17. JACKSONVILLE JAGUARS
Young Jack Del Rio’s Jaguars came to bloom a bit offensively in scoring 30-plus points in half their past eight games. Byron Leftwich has to go injury-free and hit consistently. He doesn’t move around all that niftily even in the best of health.
18. PHILADELPHIA EAGLES
So which guy do we believe? Terrell Owens, who kept talking about how tired Donovan McNabb got out there? Or McNabb, as usual the picture of confidence? The home of the cheesesteak sandwich has been toast lately, and things will get hotter unless the search for a true No. 1 RB turns up results. Another recent Super Bowl loser going sour.
19. SAN DIEGO CHARGERS
This is something I’ve been waiting for – Philip Rivers’ chance to start.
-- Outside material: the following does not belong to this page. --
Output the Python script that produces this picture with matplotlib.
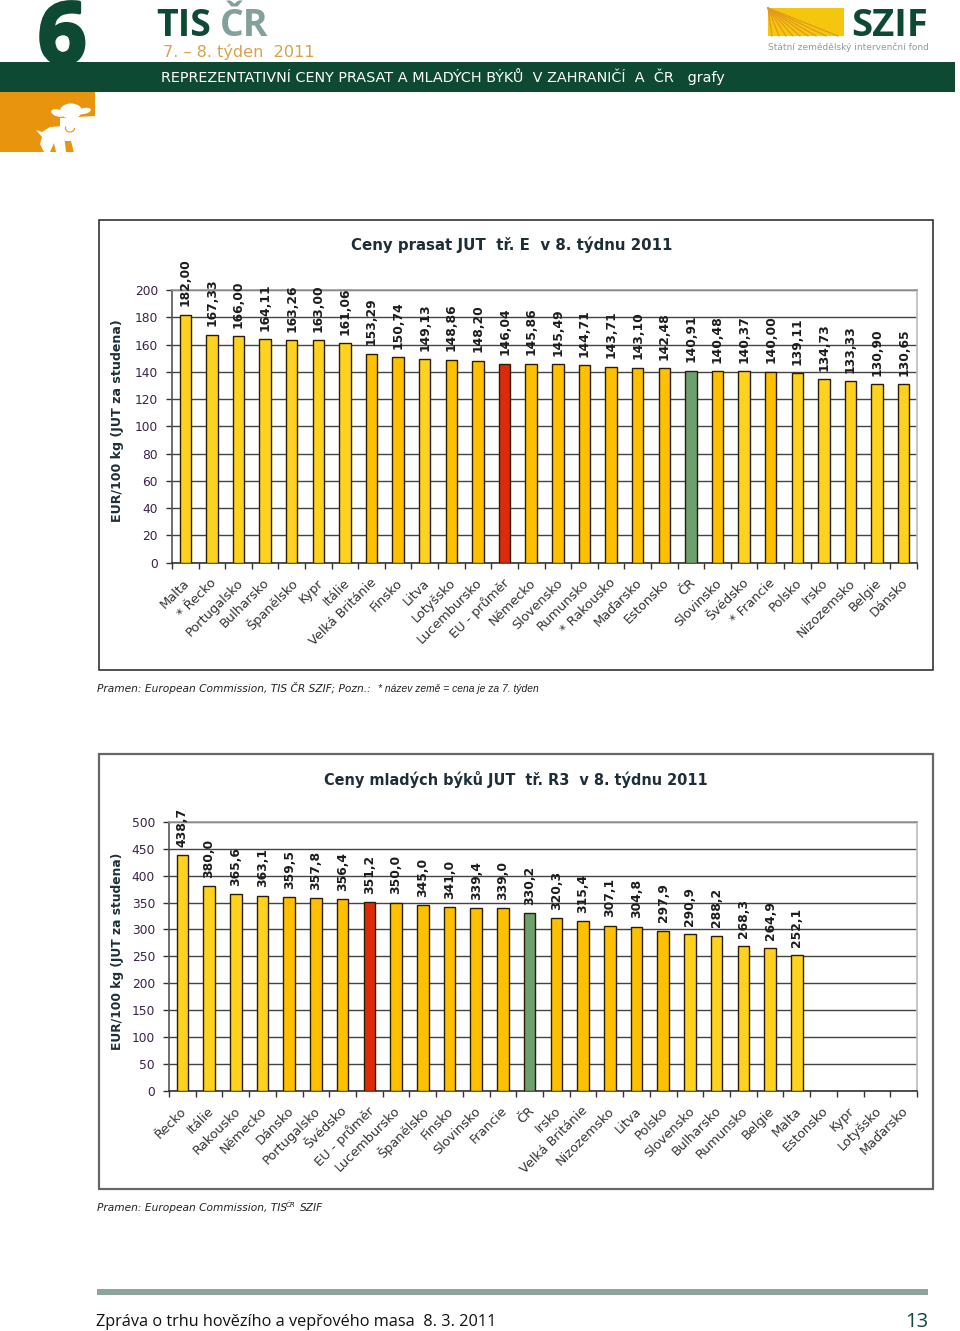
import matplotlib
matplotlib.use('Agg')
import matplotlib.pyplot as plt
import matplotlib.patheffects as pe
from matplotlib.patches import Rectangle, Ellipse, Polygon, Arc

W, H = 960, 1331

# first chart - pigs
pig_labels = ['Malta', '* Řecko', 'Portugalsko', 'Bulharsko', 'Španělsko', 'Kypr', 'Itálie',
              'Velká Británie', 'Finsko', 'Litva', 'Lotyšsko', 'Lucembursko', 'EU - průměr',
              'Německo', 'Slovensko', 'Rumunsko', '* Rakousko', 'Maďarsko', 'Estonsko', 'ČR',
              'Slovinsko', 'Švédsko', '* Francie', 'Polsko', 'Irsko', 'Nizozemsko', 'Belgie', 'Dánsko']
pig_values = [182.00, 167.33, 166.00, 164.11, 163.26, 163.00, 161.06, 153.29, 150.74, 149.13,
              148.86, 148.20, 146.04, 145.86, 145.49, 144.71, 143.71, 143.10, 142.48, 140.91,
              140.48, 140.37, 140.00, 139.11, 134.73, 133.33, 130.90, 130.65]
pig_kinds = list('lllllllooloo' + 'r' + 'oooooo' + 'g' + 'olo' + 'lllll')
pig_ticks = list(range(0, 201, 20))

# second chart - young bulls
bull_labels = ['Řecko', 'Itálie', 'Rakousko', 'Německo', 'Dánsko', 'Portugalsko', 'Švédsko',
               'EU - průměr', 'Lucembursko', 'Španělsko', 'Finsko', 'Slovinsko', 'Francie', 'ČR',
               'Irsko', 'Velká Británie', 'Nizozemsko', 'Litva', 'Polsko', 'Slovensko', 'Bulharsko',
               'Rumunsko', 'Belgie', 'Malta', 'Estonsko', 'Kypr', 'Lotyšsko', 'Maďarsko']
bull_values = [438.7, 380.0, 365.6, 363.1, 359.5, 357.8, 356.4, 351.2, 350.0, 345.0, 341.0, 339.4,
               339.0, 330.2, 320.3, 315.4, 307.1, 304.8, 297.9, 290.9, 288.2, 268.3, 264.9, 252.1]
bull_kinds = list('llll' + 'ooo' + 'r' + 'ooooo' + 'g' + 'ooooo' + 'lllll')
bull_ticks = list(range(0, 501, 50))

colors = {'l': '#FFD21F', 'o': '#FFC000', 'r': '#DD2A08', 'g': '#6E9F6E'}
DARK = '#0E4A33'
ORANGE = '#E8940E'
plt.rcParams['font.family'] = ['DejaVu Sans']

fig = plt.figure(figsize=(W / 100, H / 100), dpi=100, facecolor='white')

# page furniture in pixel coordinates
page = fig.add_axes([0, 0, 1, 1])
page.set_xlim(0, W)
page.set_ylim(H, 0)
page.axis('off')


def box(x0, y0, x1, y1, **kw):
    page.add_patch(Rectangle((x0, y0), x1 - x0, y1 - y0, **kw))


six = page.text(38, 63, '6', fontsize=61, fontweight='bold', family='Open Sans', color=DARK, va='baseline')
six.set_path_effects([pe.withStroke(linewidth=2.5, foreground=DARK)])
box(0, 62, 955, 91.5, color=DARK, lw=0, zorder=3)
page.text(156, 36, 'TIS', fontsize=27, fontweight='bold', family='Open Sans', color=DARK)
page.text(220, 36, 'ČR', fontsize=27, fontweight='bold', family='Open Sans', color='#84A09B')
page.text(163, 56.5, '7. – 8. týden  2011', fontsize=11.6, color='#D9A04E')
page.text(161, 82, 'REPREZENTATIVNÍ CENY PRASAT A MLADÝCH BÝKŮ  V ZAHRANIČÍ  A  ČR   grafy',
          fontsize=10.35, color='white', zorder=4)

# orange box and animals
box(0, 92, 95, 117, color=ORANGE, lw=0)
box(0, 117, 74, 152, color=ORANGE, lw=0)
page.add_patch(Polygon([(60, 118), (95, 116), (95, 153), (74, 153), (71, 141), (65, 141), (60, 128)], color='white', lw=0))
page.add_patch(Ellipse((71, 111), 22, 15, color='white', lw=0))
page.add_patch(Ellipse((58, 113), 14, 7, angle=15, color='white', lw=0))
page.add_patch(Ellipse((84, 111), 14, 6, angle=-12, color='white', lw=0))
page.add_patch(Polygon([(36, 130), (42, 132), (50, 127), (63, 126), (66, 152), (56, 152), (54, 143), (50, 152), (44, 152),
                        (40, 144), (42, 137)], color='white', lw=0))
page.add_patch(Arc((70, 128), 9, 8, theta1=0, theta2=200, color=ORANGE, lw=0.8))

# SZIF logo
box(768, 8, 844, 36, color='#F5C60E', lw=0)
for tx in [772, 779, 786, 793, 800, 808, 816, 826, 838]:
    page.plot([768, tx], [8, 36], color='#E39A1C', lw=0.9)
page.text(851, 36, 'SZIF', fontsize=27.5, fontweight='bold', family='Open Sans', color=DARK)
page.text(768, 50, 'Státní zemědělský intervenční fond', fontsize=6.5, color='#8C9C98')

# chart frames
box(98.5, 219.5, 933, 669.5, fill=False, ec='#222222', lw=1.1)
box(98.5, 754, 932.5, 1189, fill=False, ec='#666666', lw=1.6)

# sources and footer
page.text(97, 692, 'Pramen: European Commission, TIS ČR SZIF; Pozn.:', fontsize=7.65, style='italic', color='#222222')
page.text(378, 692, '* název země = cena je za 7. týden', fontsize=7.4, style='italic',
          family='Liberation Sans', color='#222222')
page.text(97, 1211, 'Pramen: European Commission, TIS', fontsize=7.65, style='italic', color='#222222')
page.text(286, 1207, 'ČR', fontsize=5, style='italic', color='#222222')
page.text(300, 1211, 'SZIF', fontsize=7.65, style='italic', color='#222222')
box(97, 1289, 928, 1295, color='#8CA39E', lw=0)
page.text(96, 1326, 'Zpráva o trhu hovězího a vepřového masa  8. 3. 2011', fontsize=11.67,
          family='Open Sans', color='#111111')
page.text(928, 1327, '13', fontsize=14.5, family='Open Sans', color=DARK, ha='right')


def draw_chart(rect, labels, values, kinds, ticks, title, title_xy, title_size, ylabel_x, ylabel_y, ylabel_size):
    x0, ytop, x1, ybot = rect
    ax = fig.add_axes([x0 / W, 1 - ybot / H, (x1 - x0) / W, (ybot - ytop) / H])
    ax.patch.set_alpha(0)
    pos = list(range(len(values)))
    ax.bar(pos, values, width=0.43, color=[colors[k] for k in kinds], edgecolor='#2A1E00',
           linewidth=1.0, zorder=3)
    ax.set_xlim(-0.5, len(labels) - 0.5)
    ax.set_ylim(ticks[0], ticks[-1])
    ax.set_yticks(ticks)
    ax.set_yticklabels([str(t) for t in ticks], fontsize=8.8, color='#3B2048')
    ax.set_xticks([p - 0.5 for p in range(len(labels) + 1)])
    ax.set_xticklabels([])
    ax.tick_params(axis='y', length=4, width=1, color='#333333', pad=6)
    ax.tick_params(axis='x', length=4, width=1, color='#333333')
    ax.grid(axis='y', color='#444444', lw=1.0, zorder=1)
    ax.set_axisbelow(True)
    for side, col in [('top', '#999999'), ('right', '#BBBBBB'), ('left', '#555555'), ('bottom', '#333333')]:
        ax.spines[side].set_color(col)
        ax.spines[side].set_linewidth(1.2)
    for p, name in enumerate(labels):
        ax.annotate(name, (p, 0), xytext=(-1.5, -10), textcoords='offset points', rotation=45, ha='right',
                    va='top', rotation_mode='anchor', fontsize=9.3, color='#333333', annotation_clip=False)
    for p, v in zip(pos, values):
        txt = f'{v:.2f}' if ticks[-1] == 200 else f'{v:.1f}'
        ax.annotate(txt.replace('.', ','), (p, v), xytext=(0, 6), textcoords='offset points', rotation=90,
                    ha='center', va='bottom', fontsize=8.9, fontweight='bold', color='#1C1C1C',
                    annotation_clip=False, zorder=4)
    page.text(title_xy[0], title_xy[1], title, fontsize=title_size, fontweight='bold', color='#1E2E38',
              ha='left', va='center')
    page.text(ylabel_x, ylabel_y, 'EUR/100 kg (JUT za studena)', fontsize=ylabel_size, fontweight='bold',
              color='#1E2E38', rotation=90, ha='center', va='center')
    return ax


draw_chart((172, 290, 917, 562.5), pig_labels, pig_values, pig_kinds, pig_ticks,
           'Ceny prasat JUT  tř. E  v 8. týdnu 2011', (351, 245), 10.85, 118, 421, 9.05)
draw_chart((169, 822, 917, 1090.5), bull_labels, bull_values, bull_kinds, bull_ticks,
           'Ceny mladých býků JUT  tř. R3  v 8. týdnu 2011', (324, 779), 10.45, 117, 951, 8.8)

fig.savefig('out.png', dpi=100)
Rivers has a splendid touch, not to mention a fine fella to keep things going in LaDainian Tomlinson. And check out what most of the world is missing: One of these days Marty Schottenheimer is going to bring it all home.
20. ST. LOUIS RAMS
The Rams are putting a lot of weight on Torry Holt, Marc Bulger and Steven Jackson to carry the offense for new coach Scott Linehan. One thing to remember about the Rams – teams don’t change coaches (as they did going from Mike Martz to Linehan) unless there’s a problem.
21. GREEN BAY PACKERS
Brett Favre will be the story as long as he’s there. He’s closing in on 38, only about four years younger than new coach Mike McCarthy. But when you look over at the Bears as favorites to win the AFC North, well, Favre is 11-1 at Soldier Field.
22. NEW YORK JETS
Issue here is QB, QB, QB. Chad Pennington has started only 25 of 48 games since he actually led NFL passers four seasons ago. Hard to believe they just missed making a run at the AFC championship as recently as ‘04.
23. BUFFALO BILLS
Dick Jauron is an appealing coach who hasn’t gotten it done yet. Willis McGahee is pretty much the running package if he can last. And the Bills don’t have a trustworthy QB.
24. ATLANTA FALCONS
Michael Vick? Great eye appeal, but an overall plus? Falcons bank on John Abraham to bring punch to a soggy defense. This division used to be easy. No more.
25. CLEVELAND BROWNS
After a bunch of front-office jockeying and a blow-up between Trent Dilfer and offensive coordinator Maurice Carthon, Dilfer is outta there and Charlie Frye starts at QB. Sad case: The Browns are 15-33 since reaching the ‘02 postseason.
26. ARIZONA CARDINALS
Not one of nine coaches since Don Coryell in ‘77 has left with a winning record, and Dennis Green is 11-21 and up against it.
27. DETROIT LIONS
Doesn’t seem fair that so many awful things happen in Detroit. How could you do that to a team like this, anyway, Barry? Or did you do it just because this is a team like this?
28. MINNESOTA VIKINGS
Brad Johnson, soon-to-be 38 and once of FSU, can throw if they give him enough receivers to make up for the hole Randy Moss and Nate Burleson left following their departures the past two years.
29. HOUSTON TEXANS
Maybe they played it smart in drafting Mario Williams over Reggie Bush, but I thought the Texans needed more help on the other side of the ball.
30. NEW ORLEANS SAINTS
Were we ever so eager to say something nice about a team? Maybe different circumstances will mean different results.
31. SAN FRANCISCO 49ERS
Mike Nolan is cleaning house, and hard-luck Frank Gore is a buster, faster than anybody ever seems to think.
32. TENNESSEE TITANS
Titans play four times on the road in their first six games, and some of those opposing defenses – San Diego’s, Miami’s and Washington’s – look extremely punishing.
Good Luck!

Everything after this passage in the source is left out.